Goal of the exercise
Set down word for word the lines running from the line with "Write the Plotly code for this chart." to the line with "y_ticks = list(range(0, 25001, 2500))", ends included. Skip every picture.

───── Provided entries ─────

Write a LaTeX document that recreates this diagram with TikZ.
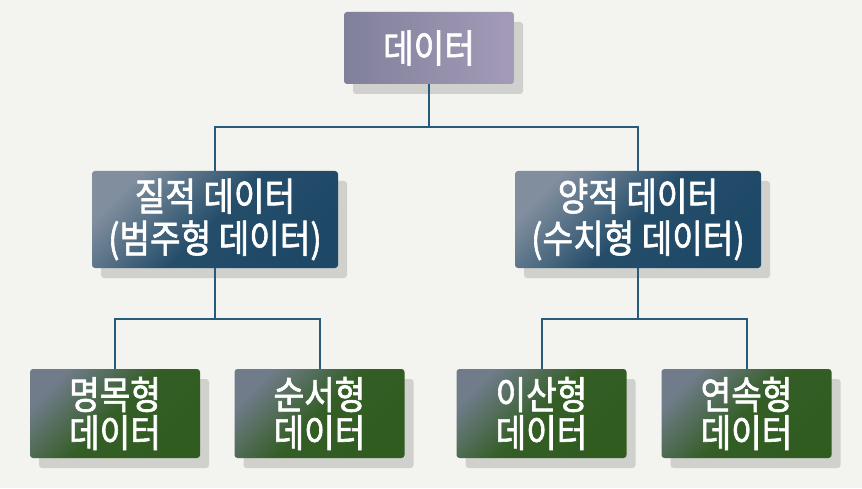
\documentclass[tikz,border=0pt]{standalone}
\usepackage{fontspec}
\setmainfont{Noto Sans CJK KR}[FakeStretch=0.86,FakeBold=1.6]
\usetikzlibrary{shadows}

\definecolor{bgcol}{RGB}{243,243,239}
\definecolor{linkcol}{RGB}{38,92,122}
\definecolor{shadowcol}{RGB}{208,208,204}
\definecolor{rootA}{RGB}{128,128,154}
\definecolor{rootB}{RGB}{164,155,184}
\definecolor{kindA}{RGB}{128,142,158}
\definecolor{kindB}{RGB}{29,72,102}
\definecolor{leafA}{RGB}{112,124,138}
\definecolor{leafB}{RGB}{48,92,32}

\tikzset{
box/.style={rounded corners=2.25pt, text=white, align=center, inner sep=0pt,
    drop shadow={shadow xshift=6.75pt, shadow yshift=-7.5pt, fill=shadowcol, opacity=1}},
rootbox/.style={box, minimum width=127.5pt, minimum height=54pt,
    left color=rootA, right color=rootB, font=\fontsize{29}{30}\selectfont},
kindbox/.style={box, minimum width=184.5pt, minimum height=72.75pt,
    top color=kindA, bottom color=kindB, middle color=kindB!92!kindA, shading angle=45,
    font=\fontsize{29}{31.5}\selectfont},
leafbox/.style={box, minimum width=127.5pt, minimum height=66.75pt,
    top color=leafA, bottom color=leafB, middle color=leafB!95!leafA, shading angle=45,
    font=\fontsize{29}{28.5}\selectfont},
link/.style={draw=linkcol, line width=1.5pt}
}

\begin{document}
\begin{tikzpicture}[x=0.75pt,y=0.75pt,yscale=-1,xscale=1]

% BACKGROUND

\fill [bgcol] (0,0) rectangle (862,488);
\useasboundingbox (0,0) rectangle (862,488);

% NODES

\node [rootbox] (data) at (429,48) {데이터};

\node [kindbox] (qual) at (215,219.5) {질적 데이터\\(범주형 데이터)};
\node [kindbox] (quant) at (638,219.5) {양적 데이터\\(수치형 데이터)};

\node [leafbox] (nominal) at (115,413.5) {명목형\\데이터};
\node [leafbox] (ordinal) at (319.5,413.5) {순서형\\데이터};
\node [leafbox] (discrete) at (541.5,413.5) {이산형\\데이터};
\node [leafbox] (contin) at (746.5,413.5) {연속형\\데이터};

% COORDINATES

\coordinate (bus0) at (429,127);
\coordinate (bus1) at (215,319);
\coordinate (bus2) at (638,319);

% EDGES

\draw [link] (data) -- (bus0);
\draw [link] (bus0) -| (qual);
\draw [link] (bus0) -| (quant);

\draw [link] (qual) -- (bus1);
\draw [link] (bus1) -| (nominal);
\draw [link] (bus1) -| (ordinal);

\draw [link] (quant) -- (bus2);
\draw [link] (bus2) -| (discrete);
\draw [link] (bus2) -| (contin);

\end{tikzpicture}
\end{document}
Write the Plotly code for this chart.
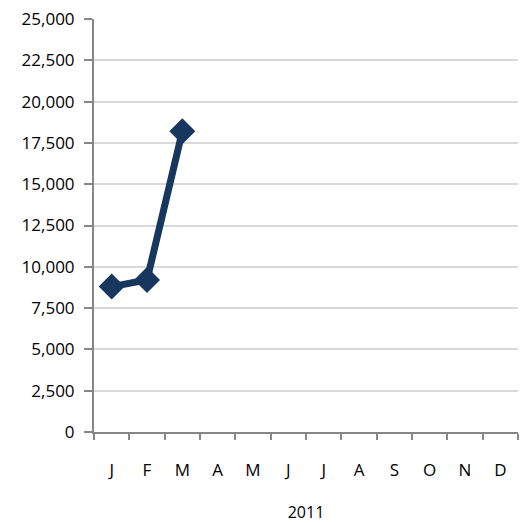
import plotly.graph_objects as go

months = ["J", "F", "M", "A", "M", "J", "J", "A", "S", "O", "N", "D"]
values = [8800, 9200, 18200]
year_label = "2011"
y_ticks = list(range(0, 25001, 2500))

x_pos = list(range(len(values)))
fig = go.Figure()
fig.add_trace(go.Scatter(
    x=x_pos, y=values, mode="lines+markers",
    line=dict(color="#17375e", width=7),
    marker=dict(symbol="diamond", size=20, color="#17375e"),
    showlegend=False, hoverinfo="skip", cliponaxis=False,
))

font = dict(family="Open Sans, DejaVu Sans, sans-serif", size=17, color="#000000")
title_font = dict(family="Open Sans, DejaVu Sans, sans-serif", size=16, color="#000000")
fig.update_layout(
    width=520, height=523,
    margin=dict(l=94, r=2, t=19, b=91, autoexpand=False),
    paper_bgcolor="white", plot_bgcolor="white",
    font=font,
    xaxis=dict(
        range=[-0.5, len(months) - 0.5],
        tickmode="array",
        tickvals=list(range(len(months))),
        ticktext=months,
        ticks="", showgrid=False, zeroline=False,
        showline=True, linecolor="#868686", linewidth=2,
        ticklabelstandoff=22,
        automargin=False,
        minor=dict(
            tickmode="array",
            tickvals=[i - 0.5 for i in range(len(months) + 1)],
            ticks="outside", ticklen=6, tickwidth=2, tickcolor="#868686",
            showgrid=False,
        ),
        title=dict(text=year_label, standoff=31, font=title_font),
        fixedrange=True,
    ),
    yaxis=dict(
        range=[0, 25000],
        tickmode="array",
        tickvals=y_ticks,
        ticktext=[f"{v:,}" for v in y_ticks],
        ticks="outside", ticklen=8, tickwidth=2, tickcolor="#868686",
        showgrid=True, gridcolor="#d9d9d9", gridwidth=2,
        zeroline=False,
        showline=True, linecolor="#868686", linewidth=2,
        ticklabelstandoff=6,
        automargin=False,
        fixedrange=True,
    ),
)
fig.write_html(
    "out.html",
    config={"displayModeBar": False},
    post_script="document.body.style.margin='0';document.body.style.overflow='hidden';",
)
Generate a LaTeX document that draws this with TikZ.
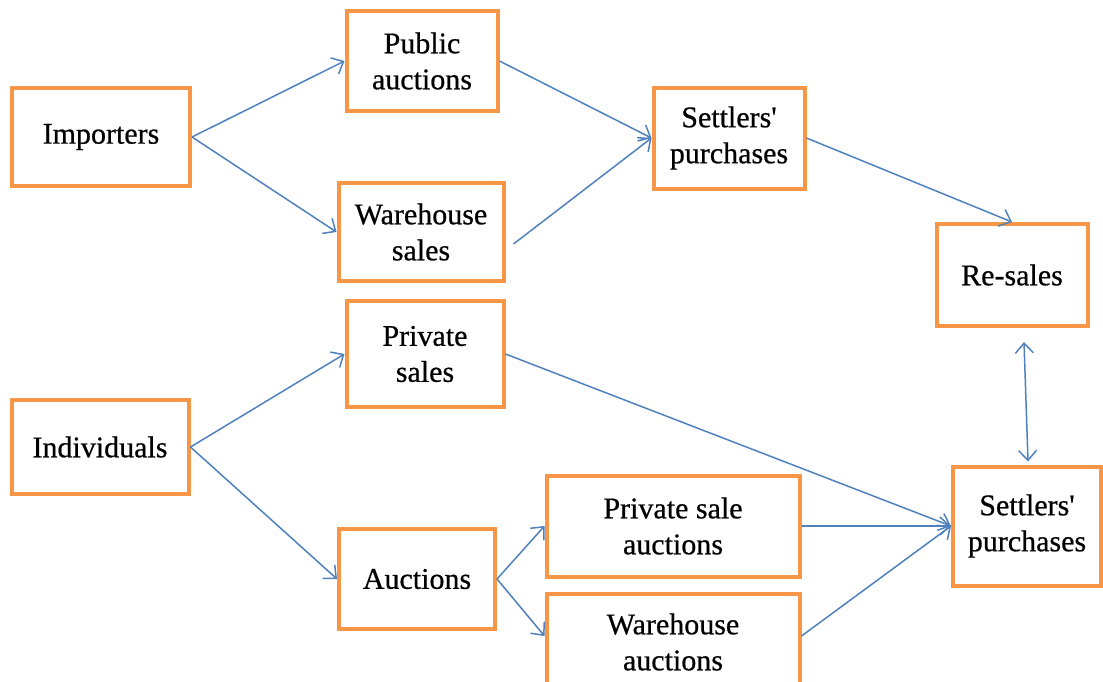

─────

Full output
Write the Plotly code for this chart.
import plotly.graph_objects as go

months = ["J", "F", "M", "A", "M", "J", "J", "A", "S", "O", "N", "D"]
values = [8800, 9200, 18200]
year_label = "2011"
y_ticks = list(range(0, 25001, 2500))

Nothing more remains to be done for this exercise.